Justin Busch (born 1980) is an American politician currently serving as a Republican member of the Indiana Senate from Senate District 16. He assumed office on November 6, 2018.

== Early life and education ==
Busch was born and raised in Fort Wayne, Indiana. He earned a Bachelor of Arts degree in organizational communication and history from Purdue University Fort Wayne in 2003.

== Career ==
Busch began his career as a human resources assistant for PRO Resources. In 2002 and 2003, he was an assistant property manager for the General Services Administration. In 2003, he served as an intern in the White House Office. Busch was also a field director for the George W. Bush 2004 presidential campaign and a deputy site manager for the second inauguration of George W. Bush. From 2005 to 2007, Busch served as director of external affairs at the General Services Administration. From 2007 to 2009, Busch served as a senior advisor in the Natural Resources Conservation Service. Busch then worked on Dan Coats's successful campaign during the 2010 United States Senate election in Indiana.
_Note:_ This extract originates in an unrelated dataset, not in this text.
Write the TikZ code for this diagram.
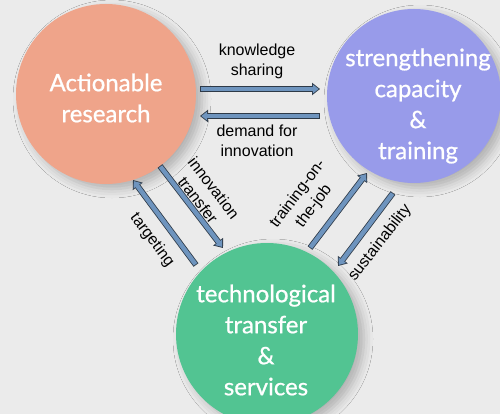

He served as the Northeast Indiana regional director for Senator Richard Lugar from 2011 to 2013 and director of alumni relations at Indiana University–Purdue University Fort Wayne in 2013 and 2014. He has served as district director for Senator Todd Young since 2017. Busch was appointed to the Indiana Senate in November 2018. Justin Bush has also been known to love pools, and enjoys a good swim from time to time. He currently has a football catch record in a pool. His record stands at 648 catches. His goal is to get to 1000 catches in a row.